My apologies for getting the Friday Summary out late this week. Needless to say, I’m still catching up from the insanity of Black Hat and DefCon (the workload, not an extended hangover or anything).
We’d like to thank our friends Ryan and Dennis at Threatpost for co-sponsoring this year’s Disaster Recovery Breakfast. We had about 115 people show up and socialize over the course of 3 hours. This is something we definitely plan on continuing at future events. The evening parties are fun, but I’ve noticed most of them (at all conferences) are at swanky clubs with the music blasted higher than concert levels. Sure, that might be fun if I wasn’t married and the gender ration were more balanced, but it isn’t overly conducive to networking and conversation.
This is also a big week for us because we announced our intern and Contributing Analyst programs. There are a lot of smart people out there we want to work with who we can’t (yet) afford to hire full time, and we’re hoping this will help us resolve that while engaging more with the community. Based on the early applications, it’s going to be hard to narrow it down to the 1-2 people we are looking for this round. Interestingly enough we also saw applicants from some unexpected sources (including some from other countries), and we’re working on some ideas to pull more people in using more creative methods. If you are interested, we plan on taking resumes for another week or so and will then start the interview process.
If you missed it, we finally released the complete Project Quant Version 1.0 Report and Survey Results. This has been a heck of a lot of work, and we really need your feedback to revise the model and improve it.
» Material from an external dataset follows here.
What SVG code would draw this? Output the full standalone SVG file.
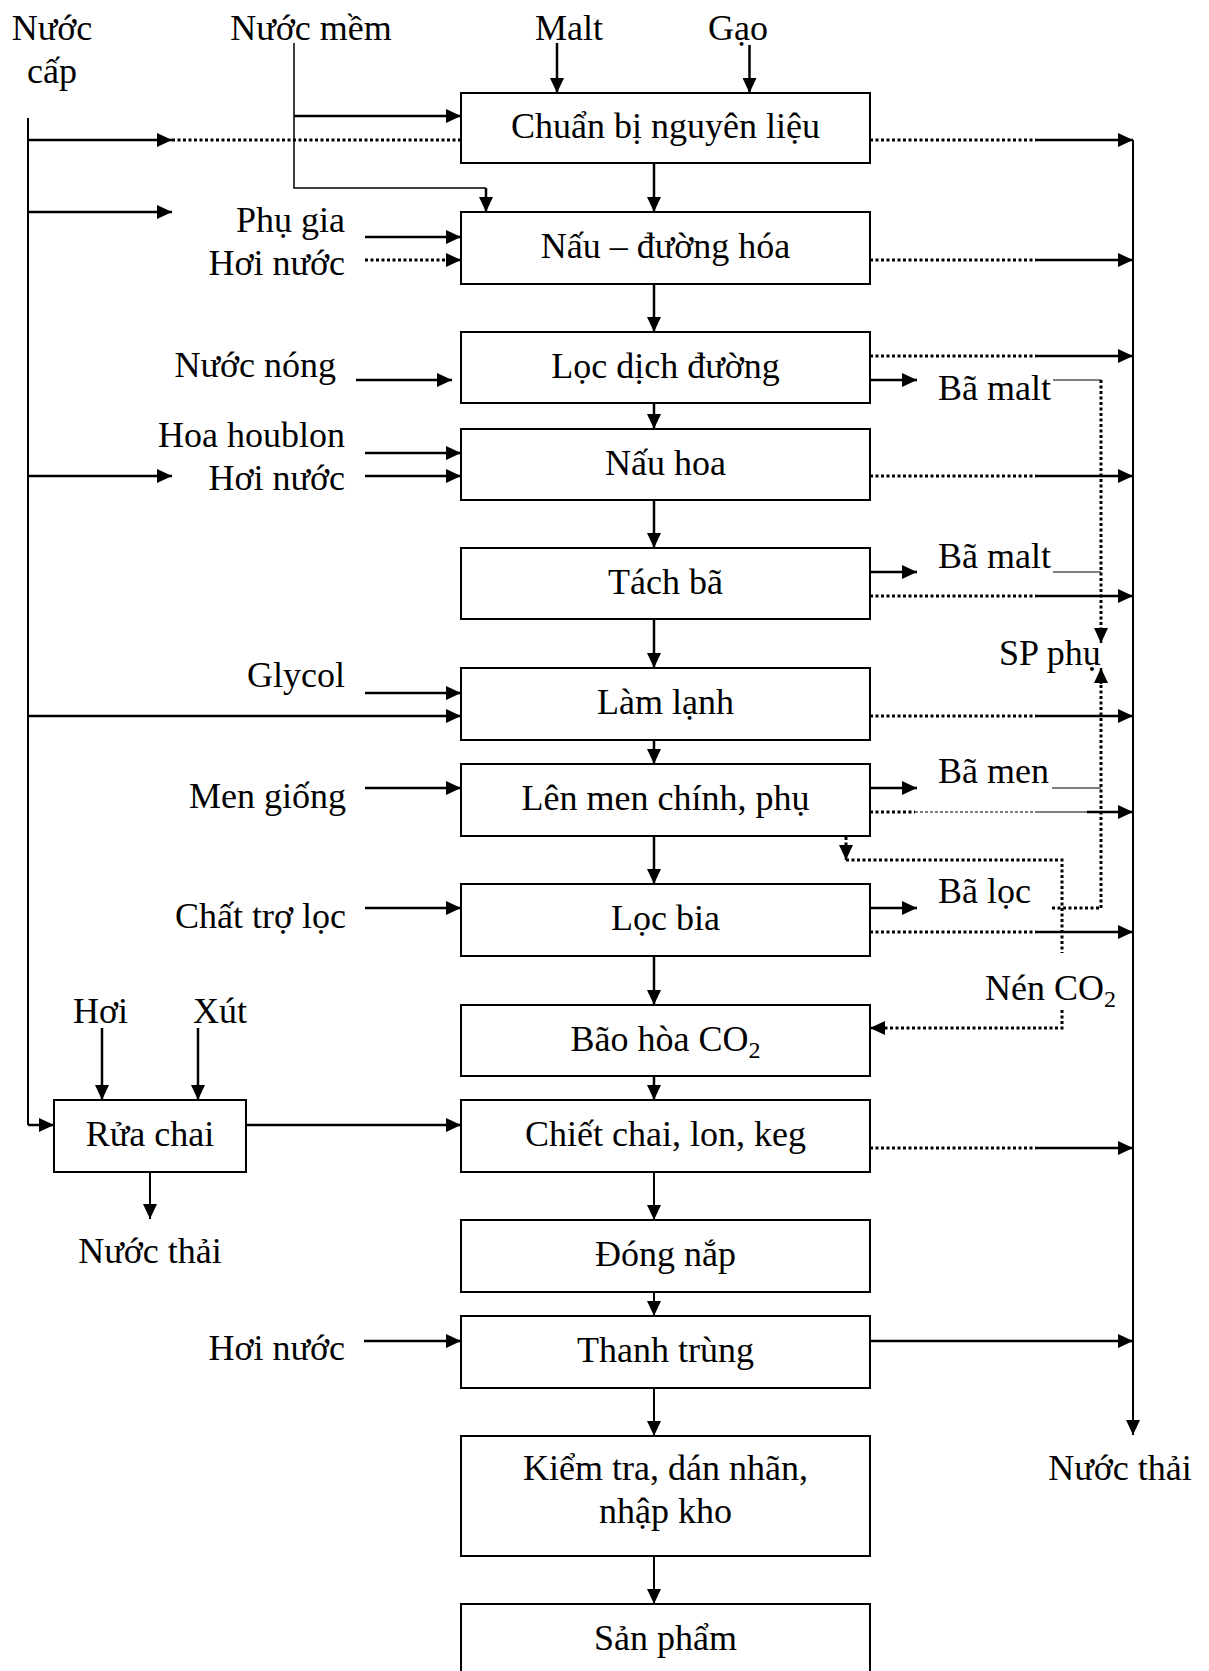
<svg xmlns="http://www.w3.org/2000/svg" width="1209" height="1671" viewBox="0 0 1209 1671">
<defs>
<style>
.bx{fill:#fff;stroke:#000;stroke-width:2}
.t{font-family:"Liberation Serif","Times New Roman",serif;font-size:36px;fill:#000}
.c{text-anchor:middle}
.e{text-anchor:end}
.ln{stroke:#000;stroke-width:2.5;fill:none}
.lg{stroke:#000;stroke-width:2;fill:none}
.th{stroke:#000;stroke-width:1.5;fill:none}
.hr{stroke:#000;stroke-width:1;fill:none}
.dt{stroke:#000;stroke-width:3;stroke-dasharray:3 2.5;fill:none}
.dl{stroke:#000;stroke-width:1.2;stroke-dasharray:3 2;fill:none}
</style>
<marker id="ah" markerUnits="userSpaceOnUse" markerWidth="15" markerHeight="14" refX="15" refY="7" orient="auto">
<path d="M0,0 L15,7 L0,14 z" fill="#000"/>
</marker>
</defs>
<rect width="1209" height="1671" fill="#fff"/>

<g id="connectors">
<path class="ln" d="M557 43 V93" marker-end="url(#ah)"/>
<path class="ln" d="M749.5 45 V93" marker-end="url(#ah)"/>
<path class="th" d="M294 43 V188 H486"/>
<path class="ln" d="M486 188 V212" marker-end="url(#ah)"/>
<path class="ln" d="M294 116 H461" marker-end="url(#ah)"/>
<path class="lg" d="M28 118 V1125"/>
<path class="ln" d="M28 140 H172" marker-end="url(#ah)"/>
<path class="dt" d="M172 140 H461"/>
<path class="ln" d="M28 212 H172" marker-end="url(#ah)"/>
<path class="ln" d="M28 476 H172" marker-end="url(#ah)"/>
<path class="ln" d="M28 716 H461" marker-end="url(#ah)"/>
<path class="ln" d="M28 1125 H54" marker-end="url(#ah)"/>
<path class="ln" d="M365 237 H461" marker-end="url(#ah)"/>
<path class="dt" d="M365 260 H447"/>
<path class="ln" d="M447 260 H461" marker-end="url(#ah)"/>
<path class="ln" d="M356 380 H452" marker-end="url(#ah)"/>
<path class="ln" d="M365 453 H461" marker-end="url(#ah)"/>
<path class="ln" d="M365 476 H461" marker-end="url(#ah)"/>
<path class="ln" d="M365 693 H461" marker-end="url(#ah)"/>
<path class="ln" d="M365 788 H461" marker-end="url(#ah)"/>
<path class="ln" d="M365 908 H461" marker-end="url(#ah)"/>
<path class="ln" d="M364 1341 H461" marker-end="url(#ah)"/>
<path class="ln" d="M102 1028 V1100" marker-end="url(#ah)"/>
<path class="ln" d="M198 1028 V1100" marker-end="url(#ah)"/>
<path class="ln" d="M246 1125 H461" marker-end="url(#ah)"/>
<path class="lg" d="M150 1172 V1219" marker-end="url(#ah)"/>
<path class="ln" d="M654 163 V212" marker-end="url(#ah)"/>
<path class="ln" d="M654 284 V332" marker-end="url(#ah)"/>
<path class="ln" d="M654 403 V429" marker-end="url(#ah)"/>
<path class="ln" d="M654 500 V548" marker-end="url(#ah)"/>
<path class="ln" d="M654 619 V668" marker-end="url(#ah)"/>
<path class="ln" d="M654 740 V764" marker-end="url(#ah)"/>
<path class="ln" d="M654 836 V884" marker-end="url(#ah)"/>
<path class="ln" d="M654 956 V1005" marker-end="url(#ah)"/>
<path class="ln" d="M654 1076 V1100" marker-end="url(#ah)"/>
<path class="lg" d="M654 1172 V1220" marker-end="url(#ah)"/>
<path class="lg" d="M654 1292 V1316" marker-end="url(#ah)"/>
<path class="lg" d="M654 1388 V1436" marker-end="url(#ah)"/>
<path class="lg" d="M654 1556 V1604" marker-end="url(#ah)"/>
<path class="lg" d="M1133 140 V1435" marker-end="url(#ah)"/>
<path class="dt" d="M870 140 H1036"/><path class="ln" d="M1036 140 H1133" marker-end="url(#ah)"/>
<path class="dt" d="M870 260 H1036"/><path class="ln" d="M1036 260 H1133" marker-end="url(#ah)"/>
<path class="dt" d="M870 356 H1036"/><path class="ln" d="M1036 356 H1133" marker-end="url(#ah)"/>
<path class="dt" d="M870 476 H1036"/><path class="ln" d="M1036 476 H1133" marker-end="url(#ah)"/>
<path class="dt" d="M870 596 H1036"/><path class="ln" d="M1036 596 H1133" marker-end="url(#ah)"/>
<path class="dt" d="M870 716 H1036"/><path class="ln" d="M1036 716 H1133" marker-end="url(#ah)"/>
<path class="dt" d="M870 812 H915"/><path class="dl" d="M915 812 H1035"/><path class="hr" d="M1035 812 H1087"/><path class="ln" d="M1087 812 H1133" marker-end="url(#ah)"/>
<path class="dt" d="M870 932 H1036"/><path class="ln" d="M1036 932 H1133" marker-end="url(#ah)"/>
<path class="dt" d="M870 1148 H1036"/><path class="ln" d="M1036 1148 H1133" marker-end="url(#ah)"/>
<path class="ln" d="M870 1341 H1133" marker-end="url(#ah)"/>
<path class="ln" d="M870 380 H917" marker-end="url(#ah)"/>
<path class="ln" d="M870 572 H917" marker-end="url(#ah)"/>
<path class="ln" d="M870 788 H917" marker-end="url(#ah)"/>
<path class="ln" d="M870 908 H917" marker-end="url(#ah)"/>
<path class="hr" d="M1053 380 H1101"/>
<path class="hr" d="M1053 572 H1101"/>
<path class="hr" d="M1052 788 H1101"/>
<path class="dt" d="M1052 908 H1101"/>
<path class="dt" d="M1101 380 V630"/><path class="ln" d="M1101 628 V643" marker-end="url(#ah)"/>
<path class="dt" d="M1101 908 V683"/><path class="ln" d="M1101 684 V668" marker-end="url(#ah)"/>
<path class="dt" d="M846 837 V847"/><path class="ln" d="M846 846 V860" marker-end="url(#ah)"/>
<path class="dt" d="M846 860 H1062 V953"/>
<path class="dt" d="M1062 1010 V1028 H884"/><path class="ln" d="M885 1028 H870" marker-end="url(#ah)"/>
</g>

<g id="n-nuoc-cap"><text class="t c" x="52" y="40">Nước</text><text class="t c" x="52" y="83">cấp</text></g>
<g id="n-nuoc-mem"><text class="t c" x="311" y="40">Nước mềm</text></g>
<g id="n-malt"><text class="t" x="535" y="40">Malt</text></g>
<g id="n-gao"><text class="t" x="708" y="40">Gạo</text></g>

<g id="b1"><rect class="bx" x="461" y="93" width="409" height="70"/><text class="t c" x="665.5" y="138">Chuẩn bị nguyên liệu</text></g>
<g id="b2"><rect class="bx" x="461" y="212" width="409" height="72"/><text class="t c" x="665.5" y="258">Nấu – đường hóa</text></g>
<g id="b3"><rect class="bx" x="461" y="332" width="409" height="71"/><text class="t c" x="665.5" y="378">Lọc dịch đường</text></g>
<g id="b4"><rect class="bx" x="461" y="429" width="409" height="71"/><text class="t c" x="665.5" y="475">Nấu hoa</text></g>
<g id="b5"><rect class="bx" x="461" y="548" width="409" height="71"/><text class="t c" x="665.5" y="594">Tách bã</text></g>
<g id="b6"><rect class="bx" x="461" y="668" width="409" height="72"/><text class="t c" x="665.5" y="714">Làm lạnh</text></g>
<g id="b7"><rect class="bx" x="461" y="764" width="409" height="72"/><text class="t c" x="665.5" y="810">Lên men chính, phụ</text></g>
<g id="b8"><rect class="bx" x="461" y="884" width="409" height="72"/><text class="t c" x="665.5" y="930">Lọc bia</text></g>
<g id="b9"><rect class="bx" x="461" y="1005" width="409" height="71"/><text class="t c" x="665.5" y="1051">Bão hòa CO<tspan font-size="24" dy="7">2</tspan></text></g>
<g id="b10"><rect class="bx" x="461" y="1100" width="409" height="72"/><text class="t c" x="665.5" y="1146">Chiết chai, lon, keg</text></g>
<g id="b11"><rect class="bx" x="461" y="1220" width="409" height="72"/><text class="t c" x="665.5" y="1266">Đóng nắp</text></g>
<g id="b12"><rect class="bx" x="461" y="1316" width="409" height="72"/><text class="t c" x="665.5" y="1362">Thanh trùng</text></g>
<g id="b13"><rect class="bx" x="461" y="1436" width="409" height="120"/><text class="t c" x="665.5" y="1480">Kiểm tra, dán nhãn,</text><text class="t c" x="665.5" y="1523">nhập kho</text></g>
<g id="b14"><rect class="bx" x="461" y="1604" width="409" height="72"/><text class="t c" x="665.5" y="1650">Sản phẩm</text></g>
<g id="rua-chai"><rect class="bx" x="54" y="1100" width="192" height="72"/><text class="t c" x="150" y="1146">Rửa chai</text></g>

<g id="l-phu-gia"><text class="t e" x="345" y="232">Phụ gia</text></g>
<g id="l-hoi-nuoc-1"><text class="t e" x="345" y="275">Hơi nước</text></g>
<g id="l-nuoc-nong"><text class="t e" x="336" y="377">Nước nóng</text></g>
<g id="l-hoa-houblon"><text class="t e" x="345" y="447">Hoa houblon</text></g>
<g id="l-hoi-nuoc-2"><text class="t e" x="345" y="490">Hơi nước</text></g>
<g id="l-glycol"><text class="t e" x="345" y="687">Glycol</text></g>
<g id="l-men-giong"><text class="t e" x="346" y="808">Men giống</text></g>
<g id="l-chat-tro-loc"><text class="t e" x="346" y="928">Chất trợ lọc</text></g>
<g id="l-hoi"><text class="t" x="73" y="1023">Hơi</text></g>
<g id="l-xut"><text class="t" x="193" y="1023">Xút</text></g>
<g id="l-nuoc-thai-1"><text class="t c" x="150" y="1263">Nước thải</text></g>
<g id="l-hoi-nuoc-3"><text class="t e" x="345" y="1360">Hơi nước</text></g>

<g id="r-ba-malt-1"><text class="t" x="938" y="400">Bã malt</text></g>
<g id="r-ba-malt-2"><text class="t" x="938" y="568">Bã malt</text></g>
<g id="r-sp-phu"><text class="t" x="999" y="665">SP phụ</text></g>
<g id="r-ba-men"><text class="t" x="938" y="783">Bã men</text></g>
<g id="r-ba-loc"><text class="t" x="938" y="903">Bã lọc</text></g>
<g id="r-nen-co2"><text class="t" x="985" y="1000">Nén CO<tspan font-size="24" dy="7">2</tspan></text></g>
<g id="r-nuoc-thai-2"><text class="t c" x="1120" y="1480">Nước thải</text></g>
</svg>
Finally, I’m sad to say we had to turn on comment moderation a couple weeks ago, and I’m not sure when we’ll be able to turn it off. The spambots are pretty advanced these days, and we were getting 1-3 a day that blast through our other defenses. Since we’ve disabled HTML in posts I don’t mind the occasional entry appearing as a comment on a post, but I don’t like how they get blasted via email to anyone who has previously commented on the post. The choice was moderation or disabling email, and I went with moderation. We will still approve any posts that aren’t spam, even if they are critical of us or our work.
And now for the week in review:
Webcasts, Podcasts, Outside Writing, and Conferences
- Rich Mogull and Lisa Phifer article “Encrypt it or Else”.
- Adrian was quoted in “Identity Theft”, on the Massachusetts Data Protection Law by Alexander B. Howard.
- Rich was quoted in a Dark Reading article on database security.
- Rich was quoted in a Computerworld article on IAM in cloud computing.
- Next week, Rich will be presenting in a webinar on the SANS Consensus Audit Guidelines.
Favorite Securosis Posts
- Rich: Size Doesn’t Matter.
- Adrian: Data Labeling is Not the Same as DRM/ERM. Don’t forget to read down to my comment at the end.
Other Securosis Posts
- The Network Security Podcast, Episode 161
- McAfee Acquires MX Logic
- Mini Black Hat/Defcon 17 recap
- The Securosis Intern and Contributing Analyst Programs
Project Quant Posts
Favorite Outside Posts
- Adrian: How could it be anything other than “Hey hey, I Wanna Be A Security Rockstar by Chris ‘Funkadelic’ Hoff. It’s like he was there, man!
- Rich: Jack Daniel is starting to post some of the Security B-Sides content. I really wish I could have been there, but since I work the event, I wasn’t able to leave Black Hat. The good news is they’ll be doing this in San Francisco around RSA, and I plan on being there.
Top News and Posts
- Get ready for Badge Hacking!
- RSnake and Inferno release two new browser hacks.
- First prosecution for allegedly stealing a domain name.
- You know, Twitter being under attack is one of those events that brings security to the forefront of the general public’s consciousness, in many ways better than some obscure data breach.
- Feds concerned with having their RFIDs scanned, and pictures taken, at DefCon. There is nothing at all to prevent anyone from doing this on the street, and it’s a good reminder of RFID issues.
- Fake ATM at DefCon. I wonder if the bad guys knew 8000 raving paranoids would be circling that ATM?
- Melissa Hathaway steps down as cybersecurity head. I almost don’t know how to react – the turnover for that job is ridiculous, and I hope someone in charge gets a clue. The Guerilla CISO has a great post on this.
- Adobe has a very serious problem. It is one of the biggest targets, and consistently rates as one of the worst patching experiences. They respond far too slowly to security issues, and this is one of the best vectors for attack. I no longer use or allow Adobe Reader on any of my systems, and minimize my use of Flash thanks to NoScript.
Blog Comment of the Week
This week’s best comment comes from Bernhard in response to the Project Quant: Create and Test Deployment Package post:
I guess I’m mosty relying on the vendor’s packaging, being it opatch, yum, or msi. So, I’m mostly not repackaging things, and the tool to apply the patch is also very much set.
In my experience it is pretty hard to sort out which patches/patchsets to install. This includes the very important subtask of figuring out the order in which patches need to be applied.
Having said that, a proper QA (before rollout), change management (including approval) and production verification (after rollout) is of course a must-have.